## [Exercise brief]
Return the material word for word. Do not include the pictures.

## [Information provided]
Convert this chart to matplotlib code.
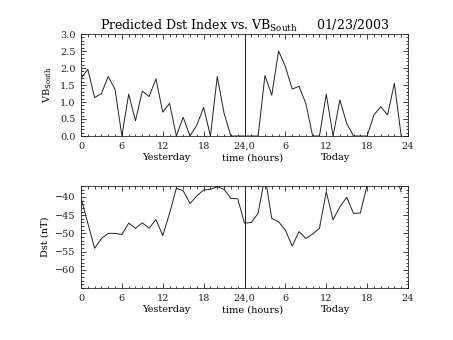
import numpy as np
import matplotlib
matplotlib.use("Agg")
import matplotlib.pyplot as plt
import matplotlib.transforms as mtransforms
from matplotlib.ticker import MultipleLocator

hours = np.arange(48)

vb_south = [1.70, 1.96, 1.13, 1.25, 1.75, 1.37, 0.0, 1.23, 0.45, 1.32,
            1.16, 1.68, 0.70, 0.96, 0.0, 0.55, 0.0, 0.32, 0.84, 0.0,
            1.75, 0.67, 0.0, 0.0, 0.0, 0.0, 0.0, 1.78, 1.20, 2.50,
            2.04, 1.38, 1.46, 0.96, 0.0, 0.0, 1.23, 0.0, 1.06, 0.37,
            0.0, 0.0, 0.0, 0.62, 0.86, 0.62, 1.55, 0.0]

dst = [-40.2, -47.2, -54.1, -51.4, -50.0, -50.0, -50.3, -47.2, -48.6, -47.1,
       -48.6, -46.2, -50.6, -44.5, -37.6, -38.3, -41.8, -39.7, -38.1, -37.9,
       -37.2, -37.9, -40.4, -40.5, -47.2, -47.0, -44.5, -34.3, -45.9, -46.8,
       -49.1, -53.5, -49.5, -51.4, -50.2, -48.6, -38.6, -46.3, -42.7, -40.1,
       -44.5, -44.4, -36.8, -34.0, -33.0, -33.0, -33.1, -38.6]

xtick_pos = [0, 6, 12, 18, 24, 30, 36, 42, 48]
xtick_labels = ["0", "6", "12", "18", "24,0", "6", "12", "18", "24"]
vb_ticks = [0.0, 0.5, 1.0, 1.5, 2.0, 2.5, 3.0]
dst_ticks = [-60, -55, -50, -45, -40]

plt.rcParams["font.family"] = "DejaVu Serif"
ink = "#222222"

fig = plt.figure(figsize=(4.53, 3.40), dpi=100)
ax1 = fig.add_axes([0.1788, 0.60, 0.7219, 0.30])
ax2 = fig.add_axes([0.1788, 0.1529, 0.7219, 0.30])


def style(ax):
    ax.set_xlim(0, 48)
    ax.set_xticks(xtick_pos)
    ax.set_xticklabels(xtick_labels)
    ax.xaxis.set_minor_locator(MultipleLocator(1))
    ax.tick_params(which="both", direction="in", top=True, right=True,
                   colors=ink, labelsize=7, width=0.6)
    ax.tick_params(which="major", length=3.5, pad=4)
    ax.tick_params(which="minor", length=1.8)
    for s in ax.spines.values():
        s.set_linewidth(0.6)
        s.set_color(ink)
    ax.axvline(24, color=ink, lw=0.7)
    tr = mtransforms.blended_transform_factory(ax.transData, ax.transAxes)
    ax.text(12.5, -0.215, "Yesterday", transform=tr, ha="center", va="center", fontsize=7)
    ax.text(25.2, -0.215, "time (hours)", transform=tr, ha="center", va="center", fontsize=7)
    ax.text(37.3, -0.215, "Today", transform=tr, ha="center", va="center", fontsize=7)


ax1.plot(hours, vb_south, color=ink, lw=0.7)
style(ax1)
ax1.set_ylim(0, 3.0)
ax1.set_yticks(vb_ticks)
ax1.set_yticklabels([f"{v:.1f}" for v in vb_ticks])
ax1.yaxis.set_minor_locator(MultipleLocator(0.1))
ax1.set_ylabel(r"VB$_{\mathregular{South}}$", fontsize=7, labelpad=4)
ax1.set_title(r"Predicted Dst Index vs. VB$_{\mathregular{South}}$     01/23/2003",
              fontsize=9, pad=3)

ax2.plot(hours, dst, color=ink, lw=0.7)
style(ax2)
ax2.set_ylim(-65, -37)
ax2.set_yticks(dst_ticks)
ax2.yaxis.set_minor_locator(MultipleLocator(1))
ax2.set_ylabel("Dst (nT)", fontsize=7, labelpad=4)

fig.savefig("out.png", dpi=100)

## [Full solution]
Convert this chart to matplotlib code.
import numpy as np
import matplotlib
matplotlib.use("Agg")
import matplotlib.pyplot as plt
import matplotlib.transforms as mtransforms
from matplotlib.ticker import MultipleLocator

hours = np.arange(48)

vb_south = [1.70, 1.96, 1.13, 1.25, 1.75, 1.37, 0.0, 1.23, 0.45, 1.32,
            1.16, 1.68, 0.70, 0.96, 0.0, 0.55, 0.0, 0.32, 0.84, 0.0,
            1.75, 0.67, 0.0, 0.0, 0.0, 0.0, 0.0, 1.78, 1.20, 2.50,
            2.04, 1.38, 1.46, 0.96, 0.0, 0.0, 1.23, 0.0, 1.06, 0.37,
            0.0, 0.0, 0.0, 0.62, 0.86, 0.62, 1.55, 0.0]

dst = [-40.2, -47.2, -54.1, -51.4, -50.0, -50.0, -50.3, -47.2, -48.6, -47.1,
       -48.6, -46.2, -50.6, -44.5, -37.6, -38.3, -41.8, -39.7, -38.1, -37.9,
       -37.2, -37.9, -40.4, -40.5, -47.2, -47.0, -44.5, -34.3, -45.9, -46.8,
       -49.1, -53.5, -49.5, -51.4, -50.2, -48.6, -38.6, -46.3, -42.7, -40.1,
       -44.5, -44.4, -36.8, -34.0, -33.0, -33.0, -33.1, -38.6]

xtick_pos = [0, 6, 12, 18, 24, 30, 36, 42, 48]
xtick_labels = ["0", "6", "12", "18", "24,0", "6", "12", "18", "24"]
vb_ticks = [0.0, 0.5, 1.0, 1.5, 2.0, 2.5, 3.0]
dst_ticks = [-60, -55, -50, -45, -40]

plt.rcParams["font.family"] = "DejaVu Serif"
ink = "#222222"

fig = plt.figure(figsize=(4.53, 3.40), dpi=100)
ax1 = fig.add_axes([0.1788, 0.60, 0.7219, 0.30])
ax2 = fig.add_axes([0.1788, 0.1529, 0.7219, 0.30])


def style(ax):
    ax.set_xlim(0, 48)
    ax.set_xticks(xtick_pos)
    ax.set_xticklabels(xtick_labels)
    ax.xaxis.set_minor_locator(MultipleLocator(1))
    ax.tick_params(which="both", direction="in", top=True, right=True,
                   colors=ink, labelsize=7, width=0.6)
    ax.tick_params(which="major", length=3.5, pad=4)
    ax.tick_params(which="minor", length=1.8)
    for s in ax.spines.values():
        s.set_linewidth(0.6)
        s.set_color(ink)
    ax.axvline(24, color=ink, lw=0.7)
    tr = mtransforms.blended_transform_factory(ax.transData, ax.transAxes)
    ax.text(12.5, -0.215, "Yesterday", transform=tr, ha="center", va="center", fontsize=7)
    ax.text(25.2, -0.215, "time (hours)", transform=tr, ha="center", va="center", fontsize=7)
    ax.text(37.3, -0.215, "Today", transform=tr, ha="center", va="center", fontsize=7)


ax1.plot(hours, vb_south, color=ink, lw=0.7)
style(ax1)
ax1.set_ylim(0, 3.0)
ax1.set_yticks(vb_ticks)
ax1.set_yticklabels([f"{v:.1f}" for v in vb_ticks])
ax1.yaxis.set_minor_locator(MultipleLocator(0.1))
ax1.set_ylabel(r"VB$_{\mathregular{South}}$", fontsize=7, labelpad=4)
ax1.set_title(r"Predicted Dst Index vs. VB$_{\mathregular{South}}$     01/23/2003",
              fontsize=9, pad=3)

ax2.plot(hours, dst, color=ink, lw=0.7)
style(ax2)
ax2.set_ylim(-65, -37)
ax2.set_yticks(dst_ticks)
ax2.yaxis.set_minor_locator(MultipleLocator(1))
ax2.set_ylabel("Dst (nT)", fontsize=7, labelpad=4)

fig.savefig("out.png", dpi=100)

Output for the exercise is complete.